Hemos de poner siempre nuestra íntima asociación con la Mente infinita muy por encima de toda asociación individual y humana. Así es como la Sabiduría suprema guiará nuestra conducta y nos dará el juicio, la perspicacia y la intuición necesarios para conocer a aquellos hombres o aquellas mujeres cuya estrecha amistad más nos conviene.

Una vez que nos hemos puesto bajo la influencia y en la corriente mental del Poder supremo, ya no podemos ser influidos ni dominados por ninguna mente humana, ni aun siendo mucho más poderosa que la nuestra, pues nos hemos puesto fuera de su alcance. Dios no puede ser dominado ni por el hombre ni por ninguna cosa de orden material; y cuando más estrecha sea nuestra alianza con el Supremo, en mayor escala podremos hacer uso de los poderes y de las cualidades del Supremo. Al ponernos en íntima relación con Dios, éste no toma nada de nuestra individualidad; antes bien, la fortalece y acrecienta.

La tendencia general en todos los hombres es creer que han de estudiar y de poner en obra una serie muy complicada y muy difícil de operaciones para lograr un día su salvación; que han de vivir de acuerdo con la razón y con las enseñanzas de su mente material; que han de estar siempre vigilando para evitar los peligros y las celadas del mundo; que han de ser rígidos en la observancia de toda clase de preceptos, y que han de estar continuamente con el temor de algo sobrenatural y extraterreno.

Esto es lo que enseñan los hombres, no es lo que enseña Dios. Dios quiere únicamente que tengamos una fe en su Poder infinito, y lo demás se nos dará por añadidura.

Hagamos con frecuencia esta plegaria:

Pido acercarme cada día más a la Mente Infinita; que cada día sienta con mayor fuerza su realidad; que pueda tener cada día mayores pruebas de su existencia; que aumente cada día mi fe en su Poder. Pido que me sea aclarada toda duda que se me suscite; que la Mente Infinita penetre cada día más en mis intimidades, y pueda ir en su compañía lo mismo que en compañía de un amigo; que llegue a reconocer, en el sentido más literal y práctico, que estoy en relaciones con una Realidad positiva, la cual dirige los más minuciosos detalles de mi vida cotidiana del mismo modo que dirige la marcha de este mundo y de todos los sistemas de mundos.
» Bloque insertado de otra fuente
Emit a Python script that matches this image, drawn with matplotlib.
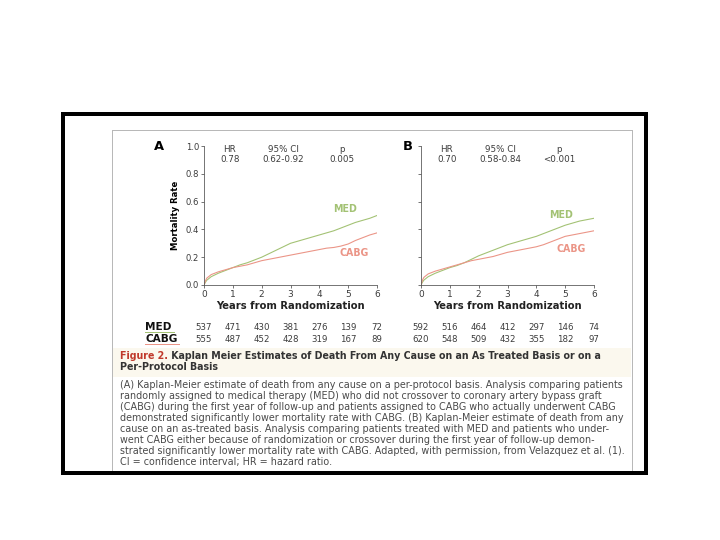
import matplotlib
matplotlib.use("Agg")
import matplotlib.pyplot as plt
import matplotlib.transforms as mtransforms
from matplotlib.patches import Rectangle
from matplotlib.lines import Line2D

# ---------------- data ----------------
years = [0, 0.05, 0.1, 0.25, 0.5, 0.75, 1, 1.25, 1.5, 1.75, 2, 2.25, 2.5, 2.75,
         3, 3.25, 3.5, 3.75, 4, 4.25, 4.5, 4.75, 5, 5.25, 5.5, 5.75, 6]
a_med = [0, 0.02, 0.035, 0.06, 0.085, 0.105, 0.125, 0.145, 0.16, 0.18, 0.2, 0.225, 0.25, 0.275,
         0.3, 0.315, 0.33, 0.345, 0.36, 0.375, 0.39, 0.41, 0.43, 0.45, 0.465, 0.48, 0.5]
a_cabg = [0, 0.03, 0.05, 0.075, 0.095, 0.11, 0.125, 0.135, 0.145, 0.16, 0.175, 0.185, 0.195, 0.205,
          0.215, 0.225, 0.235, 0.245, 0.255, 0.265, 0.27, 0.28, 0.295, 0.32, 0.34, 0.36, 0.375]
b_med = [0, 0.02, 0.035, 0.06, 0.085, 0.105, 0.125, 0.14, 0.16, 0.185, 0.21, 0.23, 0.25, 0.27,
         0.29, 0.305, 0.32, 0.335, 0.35, 0.37, 0.39, 0.41, 0.43, 0.445, 0.46, 0.47, 0.48]
b_cabg = [0, 0.035, 0.055, 0.08, 0.1, 0.115, 0.13, 0.145, 0.16, 0.175, 0.185, 0.195, 0.205, 0.22,
          0.235, 0.245, 0.255, 0.265, 0.275, 0.29, 0.31, 0.33, 0.35, 0.36, 0.37, 0.38, 0.39]

x_ticks = [0, 1, 2, 3, 4, 5, 6]
y_ticks = [0.0, 0.2, 0.4, 0.6, 0.8, 1.0]
y_tick_labels = ["0.0", "0.2", "0.4", "0.6", "0.8", "1.0"]

a_risk_med = ["537", "471", "430", "381", "276", "139", "72"]
a_risk_cabg = ["555", "487", "452", "428", "319", "167", "89"]
b_risk_med = ["592", "516", "464", "412", "297", "146", "74"]
b_risk_cabg = ["620", "548", "509", "432", "355", "182", "97"]

a_stats = [("HR", "0.78"), ("95% CI", "0.62-0.92"), ("p", "0.005")]
b_stats = [("HR", "0.70"), ("95% CI", "0.58-0.84"), ("p", "<0.001")]

caption_title = "Figure 2."
caption_head1 = " Kaplan Meier Estimates of Death From Any Cause on an As Treated Basis or on a"
caption_head2 = "Per-Protocol Basis"
caption_body = [
    "(A) Kaplan-Meier estimate of death from any cause on a per-protocol basis. Analysis comparing patients",
    "randomly assigned to medical therapy (MED) who did not crossover to coronary artery bypass graft",
    "(CABG) during the first year of follow-up and patients assigned to CABG who actually underwent CABG",
    "demonstrated significantly lower mortality rate with CABG. (B) Kaplan-Meier estimate of death from any",
    "cause on an as-treated basis. Analysis comparing patients treated with MED and patients who under-",
    "went CABG either because of randomization or crossover during the first year of follow-up demon-",
    "strated significantly lower mortality rate with CABG. Adapted, with permission, from Velazquez et al. (1).",
    "CI = confidence interval; HR = hazard ratio.",
]

MED_C = "#a3c274"
CABG_C = "#eb9587"
TXT = "#3c3c3c"

W, H = 720, 540
fig = plt.figure(figsize=(W / 72, H / 72), dpi=72)
fig.patch.set_facecolor("white")


def fx(px):
    return px / W


def fy(py):
    return 1 - py / H


# outer black frame and inner grey frame
fig.add_artist(Rectangle((fx(62.5), fy(472.5)), fx(645.5) - fx(62.5), fy(113.5) - fy(472.5),
                         transform=fig.transFigure, fill=False, ec="black", lw=4, zorder=10))
for xs_, ys_ in [([112, 112], [130, 470]), ([632, 632], [130, 470]), ([112, 632], [130, 130])]:
    fig.add_artist(Line2D([fx(v) for v in xs_], [fy(v) for v in ys_], transform=fig.transFigure,
                          color="#b8b8b8", lw=1))
# caption header band
fig.add_artist(Rectangle((fx(113), fy(377)), fx(631) - fx(113), fy(348) - fy(377),
                         transform=fig.transFigure, fc="#fbf8ee", ec="none"))


def make_axes(left_px, med, cabg, stats, risk_med, risk_cabg, letter, show_ylabels,
              med_lbl, cabg_lbl):
    ax = fig.add_axes([fx(left_px), fy(285), 173 / W, (285 - 146) / H])
    ax.plot(years, med, color=MED_C, lw=1.1)
    ax.plot(years, cabg, color=CABG_C, lw=1.1)
    ax.set_xlim(0, 6)
    ax.set_ylim(0, 1.0)
    for s in ["top", "right"]:
        ax.spines[s].set_visible(False)
    for s in ["left", "bottom"]:
        ax.spines[s].set_color("#555555")
        ax.spines[s].set_linewidth(0.8)
    ax.set_xticks(x_ticks)
    ax.set_xticklabels([str(t) for t in x_ticks], fontsize=9, color=TXT)
    ax.set_yticks(y_ticks)
    if show_ylabels:
        ax.set_yticklabels(y_tick_labels, fontsize=8.5, color=TXT)
        ax.set_ylabel("Mortality Rate", fontsize=8.5, fontweight="bold", labelpad=5,
                      family="Liberation Sans Narrow")
    else:
        ax.set_yticklabels([])
    ax.tick_params(direction="out", length=3, width=0.8, color="#555555", pad=2)
    ax.set_xlabel("Years from Randomization", fontsize=10, fontweight="bold",
                  color="#222222", labelpad=2)
    ax.patch.set_alpha(0)
    ax.text(-0.29 if show_ylabels else -0.105, 1.0, letter, transform=ax.transAxes,
            fontsize=13, fontweight="bold", ha="left", va="center", color="black")
    xs = [0.15, 0.46, 0.8]
    for (hdr, val), xx in zip(stats, xs):
        ax.text(xx, 0.975, hdr, transform=ax.transAxes, fontsize=8.8, ha="center",
                va="center", color=TXT)
        ax.text(xx, 0.9, val, transform=ax.transAxes, fontsize=8.8, ha="center",
                va="center", color=TXT)
    ax.text(med_lbl[0], med_lbl[1], "MED", color=MED_C, fontsize=9.5, fontweight="bold",
            ha="center", va="center")
    ax.text(cabg_lbl[0], cabg_lbl[1], "CABG", color=CABG_C, fontsize=9.5, fontweight="bold",
            ha="center", va="center")
    tr = mtransforms.blended_transform_factory(ax.transData, fig.transFigure)
    for xv, rm, rc in zip(x_ticks, risk_med, risk_cabg):
        ax.text(xv, fy(327.5), rm, transform=tr, fontsize=8.6, ha="center", va="center",
                color=TXT, clip_on=False)
        ax.text(xv, fy(339), rc, transform=tr, fontsize=8.6, ha="center", va="center",
                color=TXT, clip_on=False)
    return ax


make_axes(204, a_med, a_cabg, a_stats, a_risk_med, a_risk_cabg, "A", True,
          (4.9, 0.55), (5.2, 0.23))
make_axes(421, b_med, b_cabg, b_stats, b_risk_med, b_risk_cabg, "B", False,
          (4.85, 0.50), (5.2, 0.26))

# row labels
fig.text(fx(145), fy(327.5), "MED", fontsize=10.5, fontweight="bold", ha="left", va="center",
         color="#111111")
fig.text(fx(145), fy(339), "CABG", fontsize=10.5, fontweight="bold", ha="left", va="center",
         color="#111111")
fig.add_artist(Line2D([fx(145), fx(174)], [fy(332), fy(332)], transform=fig.transFigure,
                      color=MED_C, lw=1))
fig.add_artist(Line2D([fx(145), fx(179)], [fy(343.5), fy(343.5)], transform=fig.transFigure,
                      color=CABG_C, lw=1))

# caption
t1 = fig.text(fx(120), fy(356), caption_title, fontsize=9.5, fontweight="bold",
              color="#c0392b", ha="left", va="center")
fig.canvas.draw()
bb = t1.get_window_extent()
fig.text(bb.x1 / W, fy(356), caption_head1, fontsize=9.5, fontweight="bold",
         color="#333333", ha="left", va="center")
fig.text(fx(120), fy(367.5), caption_head2, fontsize=9.5, fontweight="bold",
         color="#333333", ha="left", va="center")
for i, line in enumerate(caption_body):
    fig.text(fx(120), fy(384.5 + i * 11.1), line, fontsize=9.6, color="#4a4a4a",
             ha="left", va="center")

fig.savefig("out.png", dpi=72, facecolor="white")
Pido que el poder supremo me dé la sensación de la absoluta tranquilidad, la seguridad de que nada ha de poder contra mí ninguna clase de males –ni el hambre, ni la enfermedad, ni la muerte-, y me sea dable decir con la más absoluta fe: “Ando en medio de las tinieblas y de la muerte, pero ni la muerte ni las tinieblas me espantan”.